## REQUIRED TASK
Extract the listing below in full, unchanged.

## DATASET EXTRACT

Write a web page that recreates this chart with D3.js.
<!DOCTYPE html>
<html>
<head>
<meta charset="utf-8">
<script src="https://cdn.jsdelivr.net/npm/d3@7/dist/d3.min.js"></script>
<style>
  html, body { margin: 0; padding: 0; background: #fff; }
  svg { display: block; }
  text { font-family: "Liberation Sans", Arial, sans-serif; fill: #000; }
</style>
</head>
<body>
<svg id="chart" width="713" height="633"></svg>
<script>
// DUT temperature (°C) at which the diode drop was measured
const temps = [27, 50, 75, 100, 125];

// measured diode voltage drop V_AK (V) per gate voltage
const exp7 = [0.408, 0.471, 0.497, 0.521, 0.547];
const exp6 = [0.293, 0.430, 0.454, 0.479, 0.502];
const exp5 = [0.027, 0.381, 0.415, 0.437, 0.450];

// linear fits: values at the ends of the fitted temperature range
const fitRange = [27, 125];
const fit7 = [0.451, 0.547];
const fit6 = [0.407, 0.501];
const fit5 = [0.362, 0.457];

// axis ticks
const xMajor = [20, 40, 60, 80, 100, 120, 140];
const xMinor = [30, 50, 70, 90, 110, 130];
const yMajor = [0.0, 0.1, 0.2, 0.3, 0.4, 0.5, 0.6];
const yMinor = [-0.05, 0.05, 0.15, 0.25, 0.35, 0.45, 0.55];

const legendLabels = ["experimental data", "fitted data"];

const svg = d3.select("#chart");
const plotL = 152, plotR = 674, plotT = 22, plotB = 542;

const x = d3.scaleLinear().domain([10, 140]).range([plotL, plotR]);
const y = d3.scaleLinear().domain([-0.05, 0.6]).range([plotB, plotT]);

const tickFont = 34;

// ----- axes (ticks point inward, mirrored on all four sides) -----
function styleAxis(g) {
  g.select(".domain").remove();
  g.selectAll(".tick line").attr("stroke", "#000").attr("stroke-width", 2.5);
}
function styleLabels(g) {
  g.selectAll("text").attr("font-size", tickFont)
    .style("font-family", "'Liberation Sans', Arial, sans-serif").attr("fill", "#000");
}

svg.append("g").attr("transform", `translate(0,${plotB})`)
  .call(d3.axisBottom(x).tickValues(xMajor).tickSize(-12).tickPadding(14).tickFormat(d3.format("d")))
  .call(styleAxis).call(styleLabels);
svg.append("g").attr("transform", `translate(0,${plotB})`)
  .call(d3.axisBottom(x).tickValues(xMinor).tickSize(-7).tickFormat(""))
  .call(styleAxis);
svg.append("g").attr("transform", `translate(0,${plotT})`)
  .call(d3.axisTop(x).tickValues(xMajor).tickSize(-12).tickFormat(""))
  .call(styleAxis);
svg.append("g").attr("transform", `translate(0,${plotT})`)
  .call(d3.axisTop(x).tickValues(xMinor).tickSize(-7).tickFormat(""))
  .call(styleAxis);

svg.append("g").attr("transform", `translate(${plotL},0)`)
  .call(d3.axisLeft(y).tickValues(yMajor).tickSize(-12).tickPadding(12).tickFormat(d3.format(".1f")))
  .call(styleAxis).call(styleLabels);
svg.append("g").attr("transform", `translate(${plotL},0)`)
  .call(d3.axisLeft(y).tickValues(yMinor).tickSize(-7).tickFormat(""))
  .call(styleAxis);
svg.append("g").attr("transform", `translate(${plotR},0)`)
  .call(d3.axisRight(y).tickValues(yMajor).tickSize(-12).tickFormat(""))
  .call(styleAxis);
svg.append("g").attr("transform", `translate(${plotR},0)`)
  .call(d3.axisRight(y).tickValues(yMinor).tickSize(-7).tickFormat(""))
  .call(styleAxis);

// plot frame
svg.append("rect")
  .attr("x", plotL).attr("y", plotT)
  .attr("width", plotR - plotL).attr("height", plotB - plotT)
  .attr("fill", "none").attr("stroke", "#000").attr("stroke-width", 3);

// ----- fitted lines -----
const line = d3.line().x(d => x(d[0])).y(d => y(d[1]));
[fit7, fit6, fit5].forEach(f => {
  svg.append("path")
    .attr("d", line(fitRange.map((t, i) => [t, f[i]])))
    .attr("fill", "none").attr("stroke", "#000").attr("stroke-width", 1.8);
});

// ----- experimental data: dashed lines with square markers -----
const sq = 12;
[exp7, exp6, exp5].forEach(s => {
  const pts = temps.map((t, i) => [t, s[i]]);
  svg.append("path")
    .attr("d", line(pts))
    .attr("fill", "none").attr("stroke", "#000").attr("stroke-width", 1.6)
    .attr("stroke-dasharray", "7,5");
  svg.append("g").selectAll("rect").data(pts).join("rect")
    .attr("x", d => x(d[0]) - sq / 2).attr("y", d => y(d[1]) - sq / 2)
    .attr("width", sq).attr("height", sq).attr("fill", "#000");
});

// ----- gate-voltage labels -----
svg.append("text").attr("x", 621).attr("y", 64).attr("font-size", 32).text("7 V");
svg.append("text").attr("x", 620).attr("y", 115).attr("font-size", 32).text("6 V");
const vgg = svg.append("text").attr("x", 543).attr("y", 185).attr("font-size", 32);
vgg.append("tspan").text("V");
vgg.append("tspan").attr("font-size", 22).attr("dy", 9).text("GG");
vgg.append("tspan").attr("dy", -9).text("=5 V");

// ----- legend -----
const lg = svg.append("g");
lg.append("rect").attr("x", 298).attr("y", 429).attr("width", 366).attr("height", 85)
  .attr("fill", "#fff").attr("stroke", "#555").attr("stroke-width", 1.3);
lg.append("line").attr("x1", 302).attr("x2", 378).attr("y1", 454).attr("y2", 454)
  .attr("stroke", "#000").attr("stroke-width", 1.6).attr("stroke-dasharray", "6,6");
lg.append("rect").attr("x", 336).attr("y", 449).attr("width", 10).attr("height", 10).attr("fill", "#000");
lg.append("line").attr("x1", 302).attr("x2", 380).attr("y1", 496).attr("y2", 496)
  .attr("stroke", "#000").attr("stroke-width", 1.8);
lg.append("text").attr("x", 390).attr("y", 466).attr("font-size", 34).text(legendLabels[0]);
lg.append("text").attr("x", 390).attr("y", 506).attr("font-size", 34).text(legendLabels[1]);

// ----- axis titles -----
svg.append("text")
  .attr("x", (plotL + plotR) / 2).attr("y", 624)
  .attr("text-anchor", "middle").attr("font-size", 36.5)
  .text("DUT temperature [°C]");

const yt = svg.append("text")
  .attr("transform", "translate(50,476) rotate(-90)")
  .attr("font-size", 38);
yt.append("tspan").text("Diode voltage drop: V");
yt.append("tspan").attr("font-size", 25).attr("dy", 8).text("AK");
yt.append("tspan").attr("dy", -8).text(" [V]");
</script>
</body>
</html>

## CORRECT ANSWER
Write a web page that recreates this chart with D3.js.
<!DOCTYPE html>
<html>
<head>
<meta charset="utf-8">
<script src="https://cdn.jsdelivr.net/npm/d3@7/dist/d3.min.js"></script>
<style>
  html, body { margin: 0; padding: 0; background: #fff; }
  svg { display: block; }
  text { font-family: "Liberation Sans", Arial, sans-serif; fill: #000; }
</style>
</head>
<body>
<svg id="chart" width="713" height="633"></svg>
<script>
// DUT temperature (°C) at which the diode drop was measured
const temps = [27, 50, 75, 100, 125];

// measured diode voltage drop V_AK (V) per gate voltage
const exp7 = [0.408, 0.471, 0.497, 0.521, 0.547];
const exp6 = [0.293, 0.430, 0.454, 0.479, 0.502];
const exp5 = [0.027, 0.381, 0.415, 0.437, 0.450];

// linear fits: values at the ends of the fitted temperature range
const fitRange = [27, 125];
const fit7 = [0.451, 0.547];
const fit6 = [0.407, 0.501];
const fit5 = [0.362, 0.457];

// axis ticks
const xMajor = [20, 40, 60, 80, 100, 120, 140];
const xMinor = [30, 50, 70, 90, 110, 130];
const yMajor = [0.0, 0.1, 0.2, 0.3, 0.4, 0.5, 0.6];
const yMinor = [-0.05, 0.05, 0.15, 0.25, 0.35, 0.45, 0.55];

const legendLabels = ["experimental data", "fitted data"];

const svg = d3.select("#chart");
const plotL = 152, plotR = 674, plotT = 22, plotB = 542;

const x = d3.scaleLinear().domain([10, 140]).range([plotL, plotR]);
const y = d3.scaleLinear().domain([-0.05, 0.6]).range([plotB, plotT]);

const tickFont = 34;

// ----- axes (ticks point inward, mirrored on all four sides) -----
function styleAxis(g) {
  g.select(".domain").remove();
  g.selectAll(".tick line").attr("stroke", "#000").attr("stroke-width", 2.5);
}
function styleLabels(g) {
  g.selectAll("text").attr("font-size", tickFont)
    .style("font-family", "'Liberation Sans', Arial, sans-serif").attr("fill", "#000");
}

svg.append("g").attr("transform", `translate(0,${plotB})`)
  .call(d3.axisBottom(x).tickValues(xMajor).tickSize(-12).tickPadding(14).tickFormat(d3.format("d")))
  .call(styleAxis).call(styleLabels);
svg.append("g").attr("transform", `translate(0,${plotB})`)
  .call(d3.axisBottom(x).tickValues(xMinor).tickSize(-7).tickFormat(""))
  .call(styleAxis);
svg.append("g").attr("transform", `translate(0,${plotT})`)
  .call(d3.axisTop(x).tickValues(xMajor).tickSize(-12).tickFormat(""))
  .call(styleAxis);
svg.append("g").attr("transform", `translate(0,${plotT})`)
  .call(d3.axisTop(x).tickValues(xMinor).tickSize(-7).tickFormat(""))
  .call(styleAxis);

svg.append("g").attr("transform", `translate(${plotL},0)`)
  .call(d3.axisLeft(y).tickValues(yMajor).tickSize(-12).tickPadding(12).tickFormat(d3.format(".1f")))
  .call(styleAxis).call(styleLabels);
svg.append("g").attr("transform", `translate(${plotL},0)`)
  .call(d3.axisLeft(y).tickValues(yMinor).tickSize(-7).tickFormat(""))
  .call(styleAxis);
svg.append("g").attr("transform", `translate(${plotR},0)`)
  .call(d3.axisRight(y).tickValues(yMajor).tickSize(-12).tickFormat(""))
  .call(styleAxis);
svg.append("g").attr("transform", `translate(${plotR},0)`)
  .call(d3.axisRight(y).tickValues(yMinor).tickSize(-7).tickFormat(""))
  .call(styleAxis);

// plot frame
svg.append("rect")
  .attr("x", plotL).attr("y", plotT)
  .attr("width", plotR - plotL).attr("height", plotB - plotT)
  .attr("fill", "none").attr("stroke", "#000").attr("stroke-width", 3);

// ----- fitted lines -----
const line = d3.line().x(d => x(d[0])).y(d => y(d[1]));
[fit7, fit6, fit5].forEach(f => {
  svg.append("path")
    .attr("d", line(fitRange.map((t, i) => [t, f[i]])))
    .attr("fill", "none").attr("stroke", "#000").attr("stroke-width", 1.8);
});

// ----- experimental data: dashed lines with square markers -----
const sq = 12;
[exp7, exp6, exp5].forEach(s => {
  const pts = temps.map((t, i) => [t, s[i]]);
  svg.append("path")
    .attr("d", line(pts))
    .attr("fill", "none").attr("stroke", "#000").attr("stroke-width", 1.6)
    .attr("stroke-dasharray", "7,5");
  svg.append("g").selectAll("rect").data(pts).join("rect")
    .attr("x", d => x(d[0]) - sq / 2).attr("y", d => y(d[1]) - sq / 2)
    .attr("width", sq).attr("height", sq).attr("fill", "#000");
});

// ----- gate-voltage labels -----
svg.append("text").attr("x", 621).attr("y", 64).attr("font-size", 32).text("7 V");
svg.append("text").attr("x", 620).attr("y", 115).attr("font-size", 32).text("6 V");
const vgg = svg.append("text").attr("x", 543).attr("y", 185).attr("font-size", 32);
vgg.append("tspan").text("V");
vgg.append("tspan").attr("font-size", 22).attr("dy", 9).text("GG");
vgg.append("tspan").attr("dy", -9).text("=5 V");

// ----- legend -----
const lg = svg.append("g");
lg.append("rect").attr("x", 298).attr("y", 429).attr("width", 366).attr("height", 85)
  .attr("fill", "#fff").attr("stroke", "#555").attr("stroke-width", 1.3);
lg.append("line").attr("x1", 302).attr("x2", 378).attr("y1", 454).attr("y2", 454)
  .attr("stroke", "#000").attr("stroke-width", 1.6).attr("stroke-dasharray", "6,6");
lg.append("rect").attr("x", 336).attr("y", 449).attr("width", 10).attr("height", 10).attr("fill", "#000");
lg.append("line").attr("x1", 302).attr("x2", 380).attr("y1", 496).attr("y2", 496)
  .attr("stroke", "#000").attr("stroke-width", 1.8);
lg.append("text").attr("x", 390).attr("y", 466).attr("font-size", 34).text(legendLabels[0]);
lg.append("text").attr("x", 390).attr("y", 506).attr("font-size", 34).text(legendLabels[1]);

// ----- axis titles -----
svg.append("text")
  .attr("x", (plotL + plotR) / 2).attr("y", 624)
  .attr("text-anchor", "middle").attr("font-size", 36.5)
  .text("DUT temperature [°C]");

const yt = svg.append("text")
  .attr("transform", "translate(50,476) rotate(-90)")
  .attr("font-size", 38);
yt.append("tspan").text("Diode voltage drop: V");
yt.append("tspan").attr("font-size", 25).attr("dy", 8).text("AK");
yt.append("tspan").attr("dy", -8).text(" [V]");
</script>
</body>
</html>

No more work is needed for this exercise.